Although traditionally associated with hospitals and other inpatient medical facilities, C. diff. infections acquired outside hospitals have “increased dramatically in the past decade and may now account for up to a third of new cases,” Dr. Leffler and Dr. Lamont wrote.
But Dr. Gerding, who has studied C. diff. for three decades, said that among those infected outside hospitals, “about 80 percent had a recent health care exposure,” for example, at a clinic or a doctor’s office, where they may have been prescribed antibiotics and exposed to the spores.
The good news, he said, is that new treatment approaches are proving capable of preventing recurrences in infected individuals, and may be able to prevent an initial infection in the future.
This month in JAMA, Dr. Gerding and his colleagues described treatment using a nontoxin-producing strain of C. diff. in patients who initially recovered from an infection. While not a permanent solution, the strain persists in the intestine long enough to allow the normal healthy microbiota to repopulate the gut and greatly reduce the risk of a recurrence.
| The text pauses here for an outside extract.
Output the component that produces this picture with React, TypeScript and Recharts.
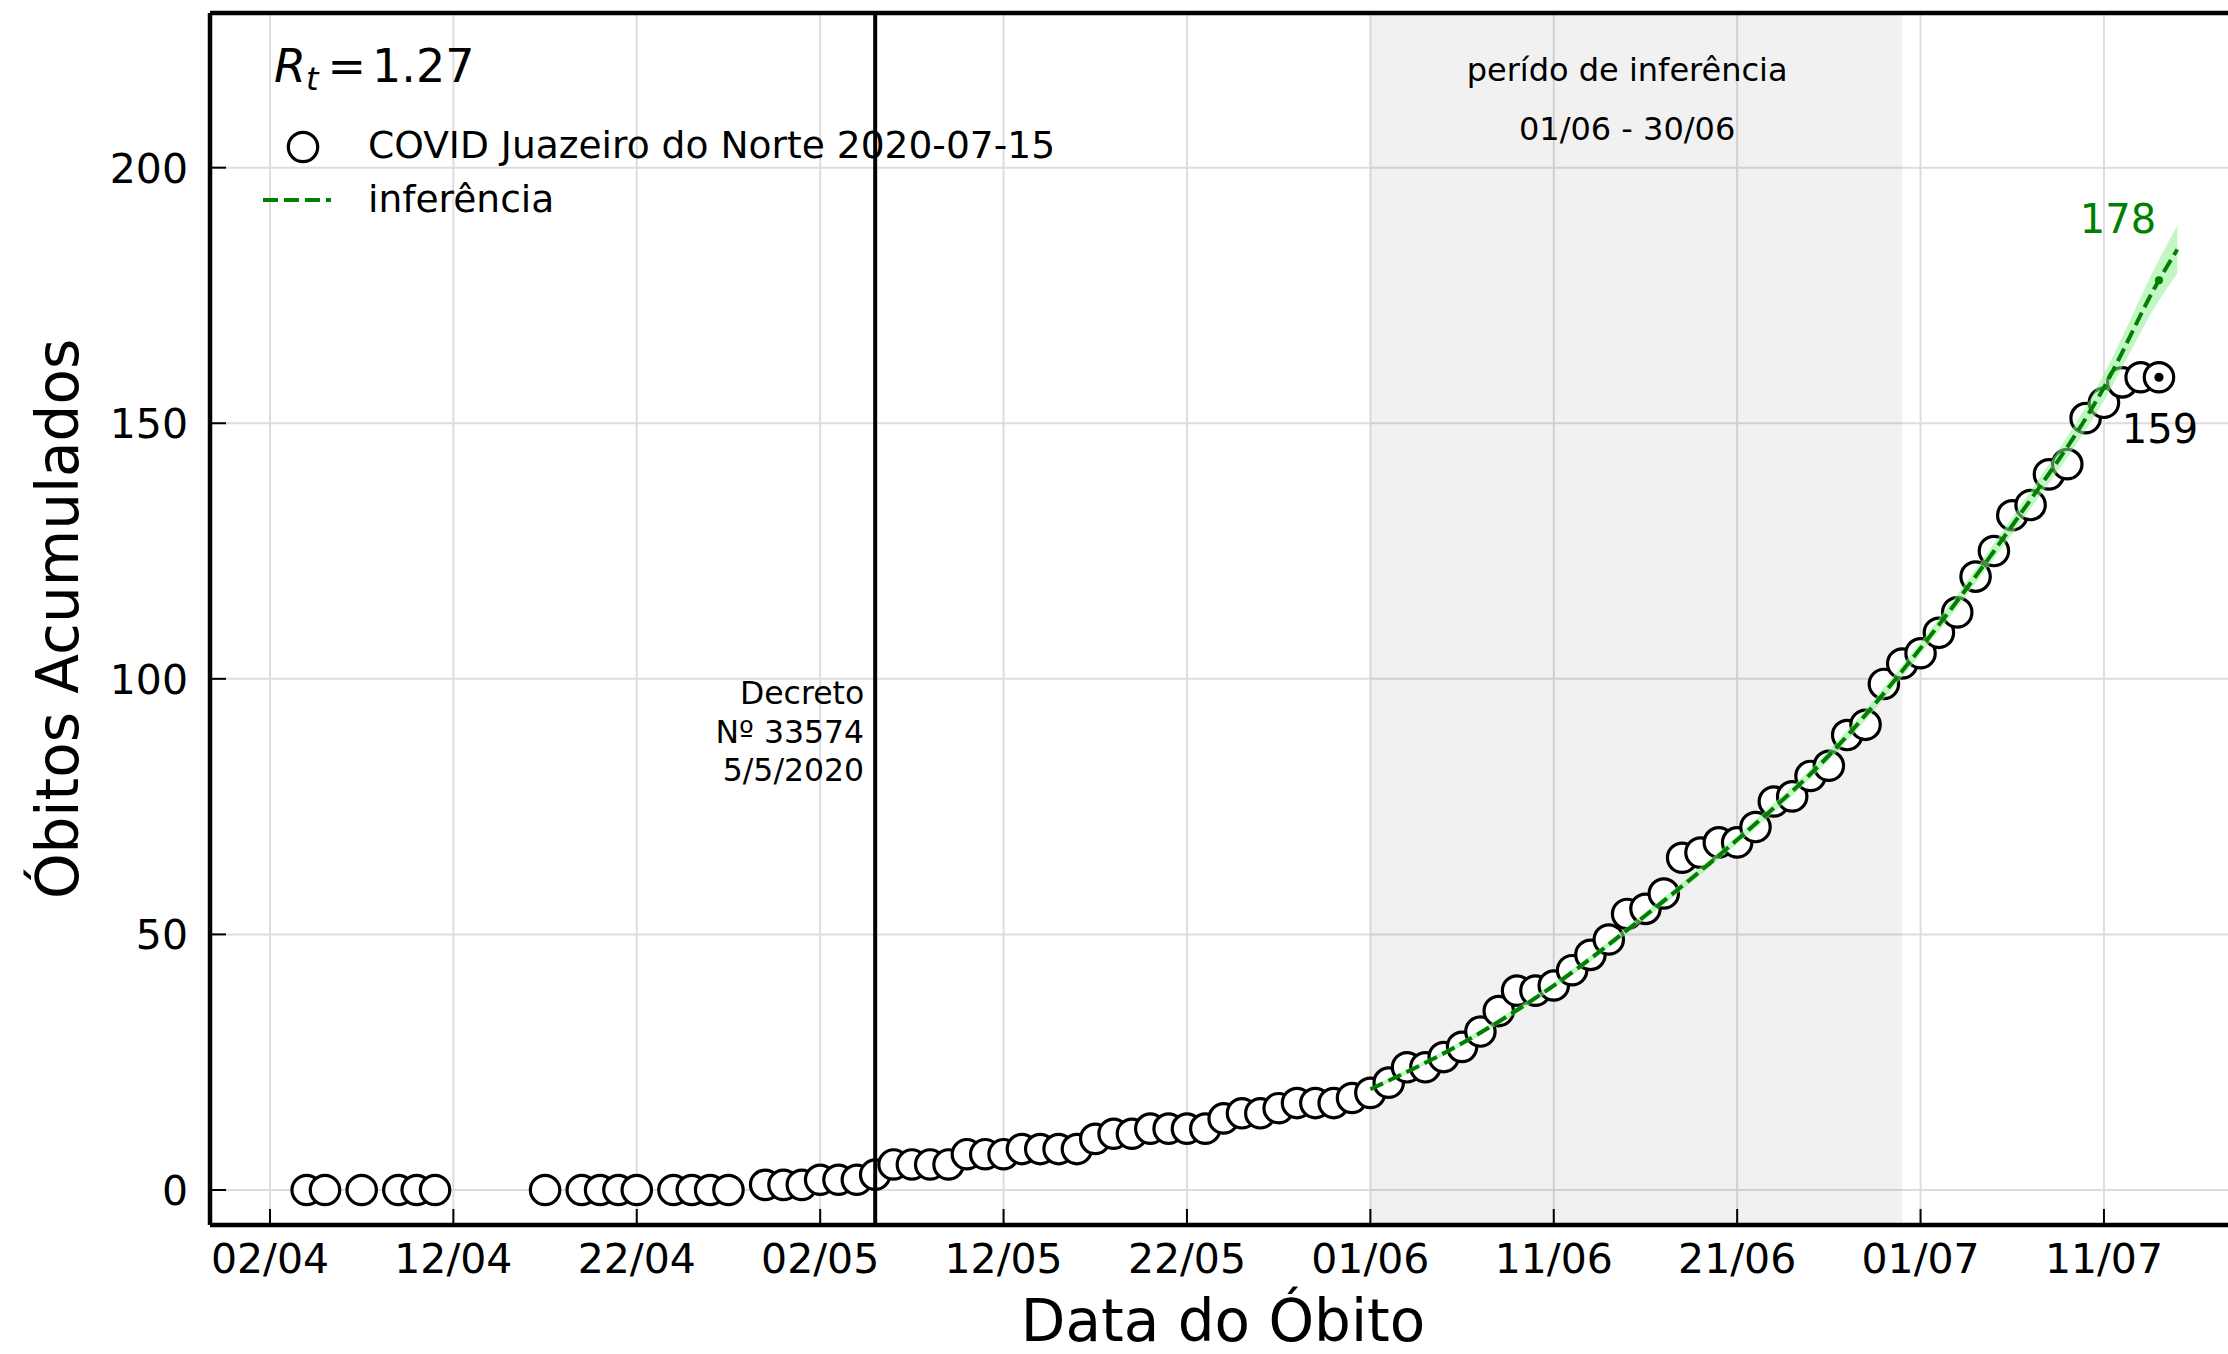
import {
  Area,
  CartesianGrid,
  ComposedChart,
  Legend,
  Line,
  ReferenceArea,
  ReferenceDot,
  ReferenceLine,
  Scatter,
  XAxis,
  YAxis,
} from "recharts";

const FONT = "DejaVu Sans";
const FIT_GREEN = "#008000";
const MARKER_R = 14.7;

// dd/mm (2020) -> days since 01/04
const MONTH_START: Record<string, number> = { "04": 0, "05": 30, "06": 61, "07": 91 };
const dayOf = (ddmm: string) => MONTH_START[ddmm.slice(3)] + Number(ddmm.slice(0, 2)) - 1;

// cumulative deaths by date of death
const OBS_DATES = [
  "04/04", "05/04", "07/04", "09/04", "10/04", "11/04", "17/04", "19/04", "20/04", "21/04",
  "22/04", "24/04", "25/04", "26/04", "27/04", "29/04", "30/04",
  "01/05", "02/05", "03/05", "04/05", "05/05", "06/05", "07/05", "08/05", "09/05", "10/05",
  "11/05", "12/05", "13/05", "14/05", "15/05", "16/05", "17/05", "18/05", "19/05", "20/05",
  "21/05", "22/05", "23/05", "24/05", "25/05", "26/05", "27/05", "28/05", "29/05", "30/05", "31/05",
  "01/06", "02/06", "03/06", "04/06", "05/06", "06/06", "07/06", "08/06", "09/06", "10/06",
  "11/06", "12/06", "13/06", "14/06", "15/06", "16/06", "17/06", "18/06", "19/06", "20/06",
  "21/06", "22/06", "23/06", "24/06", "25/06", "26/06", "27/06", "28/06", "29/06", "30/06",
  "01/07", "02/07", "03/07", "04/07", "05/07", "06/07", "07/07", "08/07", "09/07", "10/07",
  "11/07", "12/07", "13/07", "14/07",
];
const OBS_DEATHS = [
  0, 0, 0, 0, 0, 0, 0, 0, 0, 0,
  0, 0, 0, 0, 0, 1, 1,
  1, 2, 2, 2, 3, 5, 5, 5, 5, 7,
  7, 7, 8, 8, 8, 8, 10, 11, 11, 12,
  12, 12, 12, 14, 15, 15, 16, 17, 17, 17, 18,
  19, 21, 24, 24, 26, 28, 31, 35, 39, 39,
  40, 43, 46, 49, 54, 55, 58, 65, 66, 68,
  68, 71, 76, 77, 81, 83, 89, 91, 99, 103,
  105, 109, 113, 120, 125, 132, 134, 140, 142, 151,
  154, 158, 159, 159,
];

// fitted curve (Rt model) with its uncertainty band
const FIT_DATES = ["01/06", "06/06", "11/06", "16/06", "21/06", "26/06", "01/07", "06/07", "11/07", "14/07", "15/07"];
const FIT_VALUES = [19.7, 28.7, 40, 53.7, 68.5, 85, 106, 130, 157, 178, 184];
const BAND_LOW = [19.3, 28.2, 39.4, 53.0, 67.7, 84.0, 104.8, 128.4, 154.4, 174.0, 179.3];
const BAND_HIGH = [20.1, 29.2, 40.6, 54.4, 69.3, 86.0, 107.2, 131.6, 159.6, 182.0, 188.7];

const X_TICK_LABELS = ["02/04", "12/04", "22/04", "02/05", "12/05", "22/05", "01/06", "11/06", "21/06", "01/07", "11/07"];
const X_TICK_DAYS = X_TICK_LABELS.map(dayOf);
const Y_TICKS = [0, 50, 100, 150, 200];
const X_DOMAIN: [number, number] = [-2.27, 108.2];
const Y_DOMAIN: [number, number] = [-6.85, 230.26];

const RT_VALUE = 1.27;
const LEGEND_OBS = "COVID Juazeiro do Norte 2020-07-15";
const LEGEND_FIT = "inferência";
const PERIOD_START = "01/06";
const PERIOD_END = "30/06";
const DECREE_DATE = "05/05";
const DECREE_LINES = ["Decreto", "Nº 33574", "5/5/2020"];

const OBS_ROWS = OBS_DATES.map((d, i) => ({ day: dayOf(d), deaths: OBS_DEATHS[i] }));
const FIT_ROWS = FIT_DATES.map((d, i) => ({
  day: dayOf(d),
  fit: FIT_VALUES[i],
  band: [BAND_LOW[i], BAND_HIGH[i]],
}));

const LAST_OBS = OBS_ROWS[OBS_ROWS.length - 1];
const FIT_AT_LAST = FIT_ROWS.find((r) => r.day === LAST_OBS.day)!;

const X_TICK_MARGIN = 48;
const Y_TICK_MARGIN = 22;
const TICK_LEN = 16;
const TICK_FONT = 41;

function XTick({ x, y, payload }: any) {
  const axisY = y - X_TICK_MARGIN;
  return (
    <g>
      <line x1={x} x2={x} y1={axisY} y2={axisY - TICK_LEN} stroke="#000" strokeWidth={2} />
      <text x={x} y={y} textAnchor="middle" fontSize={TICK_FONT} fill="#000">
        {X_TICK_LABELS[X_TICK_DAYS.indexOf(payload.value)]}
      </text>
    </g>
  );
}

function YTick({ x, y, payload }: any) {
  const axisX = x + Y_TICK_MARGIN;
  return (
    <g>
      <line x1={axisX} x2={axisX + TICK_LEN} y1={y} y2={y} stroke="#000" strokeWidth={2} />
      <text x={x} y={y + 15} textAnchor="end" fontSize={TICK_FONT} fill="#000">
        {payload.value}
      </text>
    </g>
  );
}

const XTitle = ({ viewBox }: any) => (
  <text x={viewBox.x + viewBox.width / 2} y={viewBox.y + 116} textAnchor="middle" fontSize={58} fill="#000">
    Data do Óbito
  </text>
);

const YTitle = ({ viewBox }: any) => {
  const cx = viewBox.x + 78;
  const cy = viewBox.y + viewBox.height / 2;
  return (
    <text x={cx} y={cy} transform={`rotate(-90 ${cx} ${cy})`} textAnchor="middle" fontSize={58} fill="#000">
      Óbitos Acumulados
    </text>
  );
};

const center = (vb: any) => ({ cx: vb.x + vb.width / 2, cy: vb.y + vb.height / 2 });

const PeriodLabel = ({ viewBox }: any) => {
  const { cx, cy } = center(viewBox);
  return (
    <g fontSize={32} fill="#000" textAnchor="middle">
      <text x={cx} y={cy - 29}>perído de inferência</text>
      <text x={cx} y={cy + 30}>{`${PERIOD_START} - ${PERIOD_END}`}</text>
    </g>
  );
};

const DecreeLabel = ({ viewBox }: any) => {
  const { cx, cy } = center(viewBox);
  return (
    <g fontSize={31.5} fill="#000" textAnchor="end">
      {DECREE_LINES.map((t, i) => (
        <text key={t} x={cx - 11} y={cy - 27.5 + i * 38.5}>
          {t}
        </text>
      ))}
    </g>
  );
};

const FitEndLabel = ({ viewBox }: any) => {
  const { cx, cy } = center(viewBox);
  return (
    <text x={cx - 41} y={cy - 47.5} textAnchor="middle" fontSize={40} fill={FIT_GREEN}>
      {FIT_AT_LAST.fit}
    </text>
  );
};

const LastObsLabel = ({ viewBox }: any) => {
  const { cx, cy } = center(viewBox);
  return (
    <text x={cx + 1} y={cy + 66} textAnchor="middle" fontSize={40} fill="#000">
      {LAST_OBS.deaths}
    </text>
  );
};

const LegendBox = () => (
  <svg width={820} height={210} style={{ display: "block", overflow: "visible" }}>
    <text x={24} y={62} fontSize={46} fill="#000">
      <tspan fontStyle="italic">R</tspan>
      <tspan fontStyle="italic" fontSize={32} dy={8}>
        t
      </tspan>
      <tspan dx={9} dy={-8}>
        =
      </tspan>
      <tspan dx={6}>{RT_VALUE.toFixed(2)}</tspan>
    </text>
    <circle cx={53} cy={127} r={MARKER_R} fill="#fff" stroke="#000" strokeWidth={3.2} />
    <text x={118} y={138} fontSize={37.6} fill="#000">
      {LEGEND_OBS}
    </text>
    <line x1={13} x2={81} y1={180} y2={180} stroke={FIT_GREEN} strokeWidth={4} strokeDasharray="15 6" />
    <text x={118} y={192} fontSize={37.6} fill="#000">
      {LEGEND_FIT}
    </text>
  </svg>
);

const Marker = (p: any) => (
  <circle cx={p.cx} cy={p.cy} r={MARKER_R} fill="#fff" stroke="#000" strokeWidth={3.2} />
);

export default function App() {
  return (
    <div
      style={{
        position: "absolute",
        left: 0,
        top: 0,
        width: 2228,
        height: 1354,
        overflow: "hidden",
        background: "#fff",
        fontFamily: FONT,
      }}
    >
      <ComposedChart width={2250} height={1354} data={FIT_ROWS} margin={{ top: 13, right: 14, bottom: 0, left: 0 }}>
        <ReferenceArea
          x1={dayOf(PERIOD_START)}
          x2={dayOf(PERIOD_END)}
          fill="#000"
          fillOpacity={0.055}
          stroke="none"
          zIndex={-50}
        />
        <CartesianGrid stroke="#dddddd" strokeWidth={2} zIndex={-100} />
        <XAxis
          type="number"
          dataKey="day"
          domain={X_DOMAIN}
          allowDataOverflow
          ticks={X_TICK_DAYS}
          interval={0}
          height={129}
          tickSize={0}
          tickMargin={X_TICK_MARGIN}
          tickLine={false}
          axisLine={{ stroke: "#000", strokeWidth: 4.5 }}
          tick={XTick}
          label={{ content: XTitle }}
        />
        <YAxis
          type="number"
          domain={Y_DOMAIN}
          allowDataOverflow
          ticks={Y_TICKS}
          interval={0}
          width={210}
          tickSize={0}
          tickMargin={Y_TICK_MARGIN}
          tickLine={false}
          axisLine={{ stroke: "#000", strokeWidth: 4.5 }}
          tick={YTick}
          label={{ content: YTitle }}
        />
        <ReferenceLine y={Y_DOMAIN[1]} stroke="#000" strokeWidth={4.5} zIndex={500} />
        <Scatter data={OBS_ROWS} dataKey="deaths" shape={Marker} isAnimationActive={false} zIndex={50} />
        <Area
          dataKey="band"
          type="monotone"
          fill="#90ee90"
          fillOpacity={0.55}
          stroke="none"
          isAnimationActive={false}
          zIndex={100}
        />
        <Line
          dataKey="fit"
          type="monotone"
          stroke={FIT_GREEN}
          strokeWidth={4}
          strokeDasharray="14 6"
          dot={false}
          activeDot={false}
          isAnimationActive={false}
          zIndex={400}
        />
        <ReferenceLine x={dayOf(DECREE_DATE)} stroke="#000" strokeWidth={4} zIndex={450} />
        <ReferenceDot x={dayOf(DECREE_DATE)} y={89.6} r={0} fill="none" stroke="none" label={{ content: DecreeLabel }} />
        <ReferenceDot x={dayOf("15/06")} y={211.3} r={0} fill="none" stroke="none" label={{ content: PeriodLabel }} />
        <ReferenceDot
          x={FIT_AT_LAST.day}
          y={FIT_AT_LAST.fit}
          r={4}
          fill={FIT_GREEN}
          stroke="none"
          zIndex={700}
          label={{ content: FitEndLabel }}
        />
        <ReferenceDot
          x={LAST_OBS.day}
          y={LAST_OBS.deaths}
          r={4.6}
          fill="#000"
          stroke="none"
          zIndex={700}
          label={{ content: LastObsLabel }}
        />
        <Legend
          content={LegendBox}
          layout="vertical"
          align="center"
          verticalAlign="middle"
          wrapperStyle={{ left: 250, top: 20, width: 820, height: 210 }}
        />
      </ComposedChart>
    </div>
  );
}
In another approach, Dr. Israel Lowy of Medarex in Princeton, N.J. (now with Regeneron Pharmaceuticals), Dr. Deborah C. Molrine of MassBiologics at the University of Massachusetts Medical School and their colleagues demonstrated that monoclonal antibodies created to attack the C. diff. toxins reduced the risk of a recurrence to 7 percent from 25 percent. This, too, is a stopgap measure designed to provide time for the restoration of normal gut microbiota.
A more permanent solution now under study involves an injectable antitoxin vaccine. Because it can take weeks to months for vaccine protection to take effect, one of the temporary measures could be used in the interim, Dr. Gerding said.
Well-publicized treatments using fecal transplants from healthy individuals are reserved for patients who have experienced multiple recurrences of C. diff. Researchers are trying to isolate the organisms in feces from healthy people that are most effective, with the hope of incorporating them into a capsule that could be taken orally as a treatment or preventive.
Dr. Gerding foresees the possibility that people taking an antibiotic might simultaneously receive a dose of live therapeutic bacteria that can prevent colonization by hazardous organisms. “If this works, it will be huge in preventing transmission of C. diff.,” he said.